### The task
No images are to be carried over; print all other material exactly as it stands.

### Collected data

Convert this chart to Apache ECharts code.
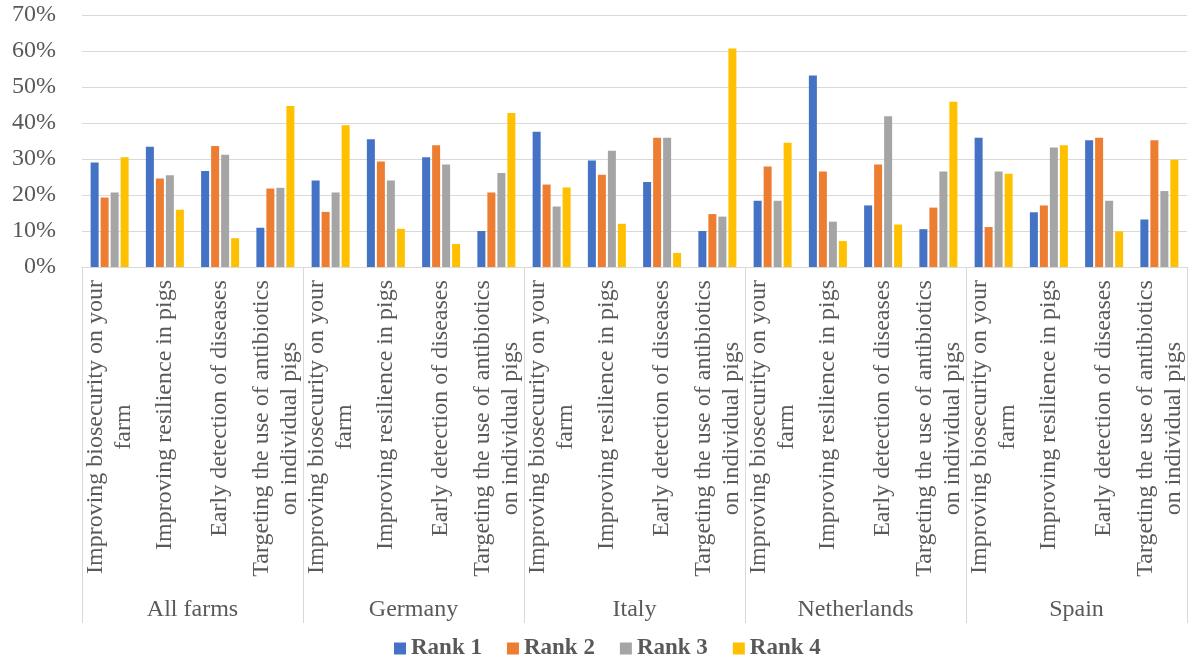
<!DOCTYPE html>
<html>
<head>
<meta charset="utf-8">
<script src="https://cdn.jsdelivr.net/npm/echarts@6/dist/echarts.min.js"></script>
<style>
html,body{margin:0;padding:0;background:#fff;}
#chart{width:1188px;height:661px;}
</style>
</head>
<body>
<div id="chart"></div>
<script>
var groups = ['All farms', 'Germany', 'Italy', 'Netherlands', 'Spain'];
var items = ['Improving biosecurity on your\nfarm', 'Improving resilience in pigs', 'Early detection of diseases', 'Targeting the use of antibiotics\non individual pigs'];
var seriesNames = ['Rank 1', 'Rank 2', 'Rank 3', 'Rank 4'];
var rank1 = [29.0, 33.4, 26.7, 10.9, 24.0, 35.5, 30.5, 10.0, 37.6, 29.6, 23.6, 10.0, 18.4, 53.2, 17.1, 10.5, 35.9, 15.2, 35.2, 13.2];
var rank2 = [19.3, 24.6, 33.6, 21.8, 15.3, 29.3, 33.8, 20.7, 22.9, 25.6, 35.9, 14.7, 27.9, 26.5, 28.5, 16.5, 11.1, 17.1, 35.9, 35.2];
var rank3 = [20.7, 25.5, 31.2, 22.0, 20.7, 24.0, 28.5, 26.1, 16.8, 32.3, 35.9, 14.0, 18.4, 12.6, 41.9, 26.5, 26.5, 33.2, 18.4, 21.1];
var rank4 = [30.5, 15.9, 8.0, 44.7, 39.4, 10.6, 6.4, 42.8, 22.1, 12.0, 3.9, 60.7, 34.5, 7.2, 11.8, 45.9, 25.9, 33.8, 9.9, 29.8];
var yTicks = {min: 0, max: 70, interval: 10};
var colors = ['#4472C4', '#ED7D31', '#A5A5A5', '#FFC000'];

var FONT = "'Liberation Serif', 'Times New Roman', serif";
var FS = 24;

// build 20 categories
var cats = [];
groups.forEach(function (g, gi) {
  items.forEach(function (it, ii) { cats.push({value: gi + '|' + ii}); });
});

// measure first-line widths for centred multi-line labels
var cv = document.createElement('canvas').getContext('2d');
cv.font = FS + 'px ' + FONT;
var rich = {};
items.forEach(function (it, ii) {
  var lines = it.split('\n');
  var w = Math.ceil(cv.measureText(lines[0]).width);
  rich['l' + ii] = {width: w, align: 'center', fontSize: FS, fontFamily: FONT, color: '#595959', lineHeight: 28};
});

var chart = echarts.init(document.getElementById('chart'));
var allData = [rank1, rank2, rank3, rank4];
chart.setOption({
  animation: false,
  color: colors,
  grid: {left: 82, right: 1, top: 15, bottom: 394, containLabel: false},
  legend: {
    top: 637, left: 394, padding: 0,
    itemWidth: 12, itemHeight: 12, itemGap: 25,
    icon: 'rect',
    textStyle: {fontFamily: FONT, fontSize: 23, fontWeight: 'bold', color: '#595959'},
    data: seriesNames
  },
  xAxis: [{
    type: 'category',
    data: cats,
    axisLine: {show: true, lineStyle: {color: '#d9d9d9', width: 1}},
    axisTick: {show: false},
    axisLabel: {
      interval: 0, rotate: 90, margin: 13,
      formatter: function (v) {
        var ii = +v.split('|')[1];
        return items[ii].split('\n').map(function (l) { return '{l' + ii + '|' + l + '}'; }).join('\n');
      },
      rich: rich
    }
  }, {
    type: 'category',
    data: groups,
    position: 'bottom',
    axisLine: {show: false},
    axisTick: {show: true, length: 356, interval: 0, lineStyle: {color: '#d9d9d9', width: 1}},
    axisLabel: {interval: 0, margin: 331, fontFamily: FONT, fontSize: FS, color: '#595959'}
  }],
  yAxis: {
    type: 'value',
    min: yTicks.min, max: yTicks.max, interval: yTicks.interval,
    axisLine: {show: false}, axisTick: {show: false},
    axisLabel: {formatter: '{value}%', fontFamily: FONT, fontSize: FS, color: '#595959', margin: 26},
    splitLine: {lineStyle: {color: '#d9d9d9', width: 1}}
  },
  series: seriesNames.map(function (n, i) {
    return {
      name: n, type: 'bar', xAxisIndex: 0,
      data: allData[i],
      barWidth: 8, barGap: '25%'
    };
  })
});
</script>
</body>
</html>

### Answer in full
Convert this chart to Apache ECharts code.
<!DOCTYPE html>
<html>
<head>
<meta charset="utf-8">
<script src="https://cdn.jsdelivr.net/npm/echarts@6/dist/echarts.min.js"></script>
<style>
html,body{margin:0;padding:0;background:#fff;}
#chart{width:1188px;height:661px;}
</style>
</head>
<body>
<div id="chart"></div>
<script>
var groups = ['All farms', 'Germany', 'Italy', 'Netherlands', 'Spain'];
var items = ['Improving biosecurity on your\nfarm', 'Improving resilience in pigs', 'Early detection of diseases', 'Targeting the use of antibiotics\non individual pigs'];
var seriesNames = ['Rank 1', 'Rank 2', 'Rank 3', 'Rank 4'];
var rank1 = [29.0, 33.4, 26.7, 10.9, 24.0, 35.5, 30.5, 10.0, 37.6, 29.6, 23.6, 10.0, 18.4, 53.2, 17.1, 10.5, 35.9, 15.2, 35.2, 13.2];
var rank2 = [19.3, 24.6, 33.6, 21.8, 15.3, 29.3, 33.8, 20.7, 22.9, 25.6, 35.9, 14.7, 27.9, 26.5, 28.5, 16.5, 11.1, 17.1, 35.9, 35.2];
var rank3 = [20.7, 25.5, 31.2, 22.0, 20.7, 24.0, 28.5, 26.1, 16.8, 32.3, 35.9, 14.0, 18.4, 12.6, 41.9, 26.5, 26.5, 33.2, 18.4, 21.1];
var rank4 = [30.5, 15.9, 8.0, 44.7, 39.4, 10.6, 6.4, 42.8, 22.1, 12.0, 3.9, 60.7, 34.5, 7.2, 11.8, 45.9, 25.9, 33.8, 9.9, 29.8];
var yTicks = {min: 0, max: 70, interval: 10};
var colors = ['#4472C4', '#ED7D31', '#A5A5A5', '#FFC000'];

var FONT = "'Liberation Serif', 'Times New Roman', serif";
var FS = 24;

// build 20 categories
var cats = [];
groups.forEach(function (g, gi) {
  items.forEach(function (it, ii) { cats.push({value: gi + '|' + ii}); });
});

// measure first-line widths for centred multi-line labels
var cv = document.createElement('canvas').getContext('2d');
cv.font = FS + 'px ' + FONT;
var rich = {};
items.forEach(function (it, ii) {
  var lines = it.split('\n');
  var w = Math.ceil(cv.measureText(lines[0]).width);
  rich['l' + ii] = {width: w, align: 'center', fontSize: FS, fontFamily: FONT, color: '#595959', lineHeight: 28};
});

var chart = echarts.init(document.getElementById('chart'));
var allData = [rank1, rank2, rank3, rank4];
chart.setOption({
  animation: false,
  color: colors,
  grid: {left: 82, right: 1, top: 15, bottom: 394, containLabel: false},
  legend: {
    top: 637, left: 394, padding: 0,
    itemWidth: 12, itemHeight: 12, itemGap: 25,
    icon: 'rect',
    textStyle: {fontFamily: FONT, fontSize: 23, fontWeight: 'bold', color: '#595959'},
    data: seriesNames
  },
  xAxis: [{
    type: 'category',
    data: cats,
    axisLine: {show: true, lineStyle: {color: '#d9d9d9', width: 1}},
    axisTick: {show: false},
    axisLabel: {
      interval: 0, rotate: 90, margin: 13,
      formatter: function (v) {
        var ii = +v.split('|')[1];
        return items[ii].split('\n').map(function (l) { return '{l' + ii + '|' + l + '}'; }).join('\n');
      },
      rich: rich
    }
  }, {
    type: 'category',
    data: groups,
    position: 'bottom',
    axisLine: {show: false},
    axisTick: {show: true, length: 356, interval: 0, lineStyle: {color: '#d9d9d9', width: 1}},
    axisLabel: {interval: 0, margin: 331, fontFamily: FONT, fontSize: FS, color: '#595959'}
  }],
  yAxis: {
    type: 'value',
    min: yTicks.min, max: yTicks.max, interval: yTicks.interval,
    axisLine: {show: false}, axisTick: {show: false},
    axisLabel: {formatter: '{value}%', fontFamily: FONT, fontSize: FS, color: '#595959', margin: 26},
    splitLine: {lineStyle: {color: '#d9d9d9', width: 1}}
  },
  series: seriesNames.map(function (n, i) {
    return {
      name: n, type: 'bar', xAxisIndex: 0,
      data: allData[i],
      barWidth: 8, barGap: '25%'
    };
  })
});
</script>
</body>
</html>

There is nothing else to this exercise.